Task directions: Print exactly, please, the lines from the top of the entries below up to and including the line with "y_ticks = [1.50, 1.52, 1.54, 1.56, 1.58, 1.60, 1.62]", and nothing else; pictures are excluded.

Entries shown:
######

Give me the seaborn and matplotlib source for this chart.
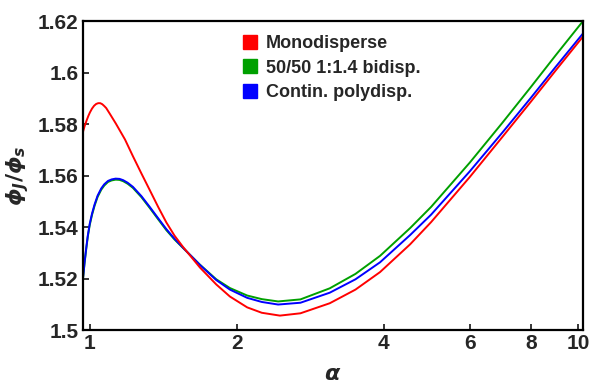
import pandas as pd
import seaborn as sns
import matplotlib.pyplot as plt
from matplotlib.lines import Line2D
from matplotlib.ticker import FixedLocator, FormatStrFormatter, NullLocator

# Values
alpha_mono = [0.968, 0.975, 0.985, 0.993, 1.0, 1.01, 1.02, 1.03, 1.04, 1.05, 1.06, 1.07,
              1.08, 1.10, 1.13, 1.18, 1.225, 1.275, 1.325, 1.38, 1.434, 1.49, 1.551, 1.68,
              1.815, 1.936, 2.1, 2.25, 2.45, 2.7, 3.1, 3.5, 3.93, 4.53, 5.0, 6.0, 7.0, 8.0,
              9.0, 10.24]
phi_mono = [1.5770, 1.5791, 1.5815, 1.5832, 1.5845, 1.5860, 1.5871, 1.5878, 1.5881, 1.5881,
            1.5877, 1.5870, 1.5862, 1.5838, 1.5802, 1.5740, 1.5675, 1.5608, 1.5545, 1.5478,
            1.5418, 1.5367, 1.5323, 1.5243, 1.5177, 1.5130, 1.5088, 1.5067, 1.5056, 1.5065,
            1.5104, 1.5157, 1.5225, 1.5333, 1.5419, 1.5594, 1.5750, 1.5886, 1.6008, 1.6140]

alpha_disp = [0.968, 0.975, 0.983, 0.99, 0.999, 1.01, 1.022, 1.037, 1.055, 1.07, 1.089,
              1.108, 1.129, 1.15, 1.17, 1.195, 1.225, 1.275, 1.325, 1.38, 1.434, 1.49,
              1.551, 1.68, 1.815, 1.936, 2.1, 2.25, 2.43, 2.7, 3.1, 3.5, 3.93, 4.53, 5.0,
              6.0, 7.0, 8.0, 9.0, 10.24]
phi_bi = [1.5200, 1.5259, 1.5316, 1.5362, 1.5407, 1.5447, 1.5482, 1.5517, 1.5545, 1.5561,
          1.5575, 1.5581, 1.5584, 1.5583, 1.5578, 1.5568, 1.5552, 1.5516, 1.5475, 1.5430,
          1.5388, 1.5352, 1.5319, 1.5254, 1.5197, 1.5163, 1.5134, 1.5120, 1.5111, 1.5119,
          1.5162, 1.5218, 1.5288, 1.5396, 1.5478, 1.5650, 1.5805, 1.5943, 1.6067, 1.6200]
phi_poly = [1.5201, 1.5262, 1.5320, 1.5366, 1.5412, 1.5452, 1.5487, 1.5522, 1.5550, 1.5566,
            1.5579, 1.5585, 1.5588, 1.5587, 1.5582, 1.5572, 1.5556, 1.5520, 1.5479, 1.5434,
            1.5392, 1.5355, 1.5320, 1.5253, 1.5194, 1.5157, 1.5125, 1.5109, 1.5099, 1.5106,
            1.5145, 1.5197, 1.5263, 1.5369, 1.5448, 1.5616, 1.5767, 1.5901, 1.6022, 1.6152]

labels = ['Monodisperse', '50/50 1:1.4 bidisp.', 'Contin. polydisp.']
colors = ['#ff0000', '#00a000', '#0000ff']
x_ticks = [1, 2, 4, 6, 8, 10]
y_ticks = [1.50, 1.52, 1.54, 1.56, 1.58, 1.60, 1.62]

df = pd.concat([
    pd.DataFrame({'alpha': alpha_mono, 'phi': phi_mono, 'kind': labels[0]}),
    pd.DataFrame({'alpha': alpha_disp, 'phi': phi_bi, 'kind': labels[1]}),
    pd.DataFrame({'alpha': alpha_disp, 'phi': phi_poly, 'kind': labels[2]}),
], ignore_index=True)

sns.set_style('white')
plt.rcParams['font.family'] = ['Liberation Sans', 'DejaVu Sans']
plt.rcParams['mathtext.fontset'] = 'custom'
plt.rcParams['mathtext.it'] = 'DejaVu Sans:italic:bold'
plt.rcParams['mathtext.rm'] = 'DejaVu Sans:bold'
plt.rcParams['mathtext.bf'] = 'DejaVu Sans:bold'

fig = plt.figure(figsize=(5.9, 3.86), dpi=100)
ax = fig.add_axes([0.1407, 0.145, 0.8475, 0.8005])

# bidisperse first, polydisperse over it, monodisperse on top
for name in [labels[1], labels[2], labels[0]]:
    sub = df[df['kind'] == name]
    sns.lineplot(data=sub, x='alpha', y='phi', color=colors[labels.index(name)],
                 linewidth=1.4, sort=False, estimator=None, ax=ax, legend=False)

ax.set_xscale('log')
ax.set_xlim(0.968, 10.24)
ax.set_ylim(1.5, 1.62)
ax.xaxis.set_major_locator(FixedLocator(x_ticks))
ax.xaxis.set_minor_locator(NullLocator())
ax.xaxis.set_major_formatter(FormatStrFormatter('%g'))
ax.set_yticks(y_ticks)
ax.yaxis.set_major_formatter(FormatStrFormatter('%g'))
ax.tick_params(direction='in', length=4, width=1.3, labelsize=15, pad=3,
               bottom=True, left=True, top=False, right=False)
for lab in ax.get_xticklabels() + ax.get_yticklabels():
    lab.set_fontweight('bold')
for sp in ax.spines.values():
    sp.set_linewidth(1.6)
    sp.set_color('black')

ax.set_xlabel(r'$\alpha$', fontsize=16, labelpad=8)
ax.set_ylabel(r'$\phi_J/\phi_s$', fontsize=16)
ax.yaxis.set_label_coords(-0.104, 0.5)

handles = [Line2D([], [], marker='s', linestyle='', color=c, markersize=10) for c in colors]
ax.legend(handles, labels, loc='upper left', bbox_to_anchor=(0.283, 1.0), frameon=False,
          prop={'weight': 'bold', 'size': 13}, handletextpad=0.3, labelspacing=0.4,
          handlelength=1.2, borderaxespad=0.4)

fig.savefig('out.png', dpi=100)
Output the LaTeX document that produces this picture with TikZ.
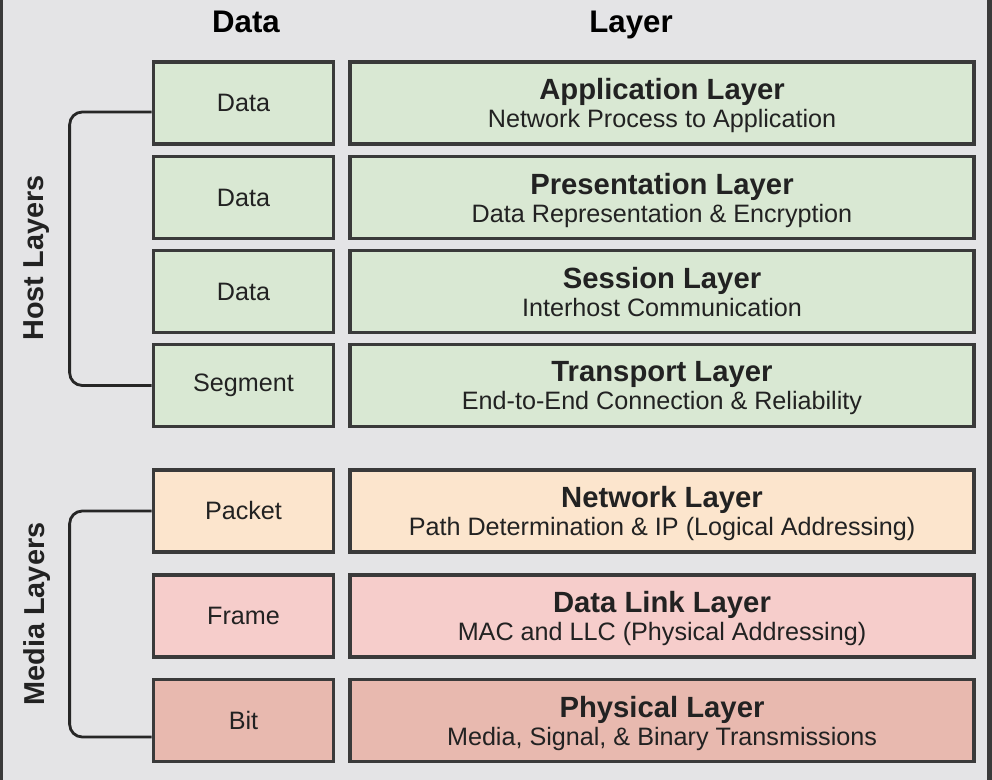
\documentclass[tikz,border=0pt]{standalone}
\usepackage{fontspec}
\setmainfont{Liberation Sans}
\usetikzlibrary{positioning,calc}

\definecolor{bggray}{HTML}{E4E4E6}
\definecolor{edgegray}{HTML}{3A3A3A}
\definecolor{hostgreen}{HTML}{D9E8D3}
\definecolor{netorange}{HTML}{FCE5CD}
\definecolor{linkpink}{HTML}{F6CDCB}
\definecolor{physred}{HTML}{E8B9AF}
\definecolor{txtgray}{HTML}{222222}

\tikzset{
  databox/.style={draw=edgegray, line width=2.6pt, minimum width=4.5cm, minimum height=2.05cm, text=txtgray, font=\fontsize{17.9}{20}\selectfont, inner sep=0pt},
  layerbox/.style={draw=edgegray, line width=2.6pt, minimum width=15.6cm, minimum height=2.05cm, text=txtgray, align=center, inner sep=0pt, text depth=0pt, font=\fontsize{17.9}{19.9}\selectfont},
  header/.style={anchor=base, font=\fontsize{22.2}{24}\selectfont\bfseries, text=black},
  sidelabel/.style={rotate=90, font=\fontsize{20.5}{22}\selectfont\bfseries, text=txtgray},
  bracket/.style={draw=black!85, line width=2pt, rounded corners=9pt},
}
\newcommand{\layertext}[2]{{\fontsize{20.8}{19.9}\selectfont\bfseries #1}\\#2}

\begin{document}
\begin{tikzpicture}[x=0.025cm, y=-0.025cm]
  % Frame and background
  \fill[bggray] (0,0) rectangle (992,780);
  \useasboundingbox (0,0) rectangle (992,780);
  \fill[edgegray] (0,0) rectangle (3,780);
  \fill[edgegray] (987,0) rectangle (992,780);

  % Column headers
  \node[header] (hdata) at (246,33) {Data};
  \node[header] (hlayer) at (631,33) {Layer};

  % Host layers (green)
  \node[databox, fill=hostgreen] (d1) at (243.5,103) {Data};
  \node[databox, fill=hostgreen] (d2) at (243.5,197.5) {Data};
  \node[databox, fill=hostgreen] (d3) at (243.5,291.5) {Data};
  \node[databox, fill=hostgreen] (d4) at (243.5,385.5) {Segment};
  \node[layerbox, fill=hostgreen] (l1) at (662,103) {\layertext{Application Layer}{Network Process to Application}};
  \node[layerbox, fill=hostgreen] (l2) at (662,197.5) {\layertext{Presentation Layer}{Data Representation \& Encryption}};
  \node[layerbox, fill=hostgreen] (l3) at (662,291.5) {\layertext{Session Layer}{Interhost Communication}};
  \node[layerbox, fill=hostgreen] (l4) at (662,385.5) {\layertext{Transport Layer}{End-to-End Connection \& Reliability}};

  % Media layers
  \node[databox, fill=netorange] (d5) at (243.5,511) {Packet};
  \node[databox, fill=linkpink] (d6) at (243.5,616) {Frame};
  \node[databox, fill=physred] (d7) at (243.5,720.5) {Bit};
  \node[layerbox, fill=netorange] (l5) at (662,511) {\layertext{Network Layer}{Path Determination \& IP (Logical Addressing)}};
  \node[layerbox, fill=linkpink] (l6) at (662,616) {\layertext{Data Link Layer}{MAC and LLC (Physical Addressing)}};
  \node[layerbox, fill=physred] (l7) at (662,720.5) {\layertext{Physical Layer}{Media, Signal, \& Binary Transmissions}};

  % Brackets
  \draw[bracket] ($(d1.west)+(0,9)$) -- ++(-82,0) |- (d4.west);
  \draw[bracket] (d5.west) -- ++(-82,0) |- ($(d7.west)+(0,16.5)$);

  % Side labels
  \node[sidelabel] (host) at (37,258) {Host Layers};
  \node[sidelabel] (media) at (37,614) {Media Layers};
\end{tikzpicture}
\end{document}
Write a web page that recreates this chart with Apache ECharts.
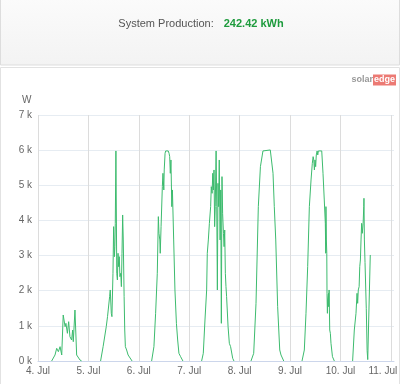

######

Answer below:
Give me the seaborn and matplotlib source for this chart.
import pandas as pd
import seaborn as sns
import matplotlib.pyplot as plt
from matplotlib.lines import Line2D
from matplotlib.ticker import FixedLocator, FormatStrFormatter, NullLocator

# Values
alpha_mono = [0.968, 0.975, 0.985, 0.993, 1.0, 1.01, 1.02, 1.03, 1.04, 1.05, 1.06, 1.07,
              1.08, 1.10, 1.13, 1.18, 1.225, 1.275, 1.325, 1.38, 1.434, 1.49, 1.551, 1.68,
              1.815, 1.936, 2.1, 2.25, 2.45, 2.7, 3.1, 3.5, 3.93, 4.53, 5.0, 6.0, 7.0, 8.0,
              9.0, 10.24]
phi_mono = [1.5770, 1.5791, 1.5815, 1.5832, 1.5845, 1.5860, 1.5871, 1.5878, 1.5881, 1.5881,
            1.5877, 1.5870, 1.5862, 1.5838, 1.5802, 1.5740, 1.5675, 1.5608, 1.5545, 1.5478,
            1.5418, 1.5367, 1.5323, 1.5243, 1.5177, 1.5130, 1.5088, 1.5067, 1.5056, 1.5065,
            1.5104, 1.5157, 1.5225, 1.5333, 1.5419, 1.5594, 1.5750, 1.5886, 1.6008, 1.6140]

alpha_disp = [0.968, 0.975, 0.983, 0.99, 0.999, 1.01, 1.022, 1.037, 1.055, 1.07, 1.089,
              1.108, 1.129, 1.15, 1.17, 1.195, 1.225, 1.275, 1.325, 1.38, 1.434, 1.49,
              1.551, 1.68, 1.815, 1.936, 2.1, 2.25, 2.43, 2.7, 3.1, 3.5, 3.93, 4.53, 5.0,
              6.0, 7.0, 8.0, 9.0, 10.24]
phi_bi = [1.5200, 1.5259, 1.5316, 1.5362, 1.5407, 1.5447, 1.5482, 1.5517, 1.5545, 1.5561,
          1.5575, 1.5581, 1.5584, 1.5583, 1.5578, 1.5568, 1.5552, 1.5516, 1.5475, 1.5430,
          1.5388, 1.5352, 1.5319, 1.5254, 1.5197, 1.5163, 1.5134, 1.5120, 1.5111, 1.5119,
          1.5162, 1.5218, 1.5288, 1.5396, 1.5478, 1.5650, 1.5805, 1.5943, 1.6067, 1.6200]
phi_poly = [1.5201, 1.5262, 1.5320, 1.5366, 1.5412, 1.5452, 1.5487, 1.5522, 1.5550, 1.5566,
            1.5579, 1.5585, 1.5588, 1.5587, 1.5582, 1.5572, 1.5556, 1.5520, 1.5479, 1.5434,
            1.5392, 1.5355, 1.5320, 1.5253, 1.5194, 1.5157, 1.5125, 1.5109, 1.5099, 1.5106,
            1.5145, 1.5197, 1.5263, 1.5369, 1.5448, 1.5616, 1.5767, 1.5901, 1.6022, 1.6152]

labels = ['Monodisperse', '50/50 1:1.4 bidisp.', 'Contin. polydisp.']
colors = ['#ff0000', '#00a000', '#0000ff']
x_ticks = [1, 2, 4, 6, 8, 10]
y_ticks = [1.50, 1.52, 1.54, 1.56, 1.58, 1.60, 1.62]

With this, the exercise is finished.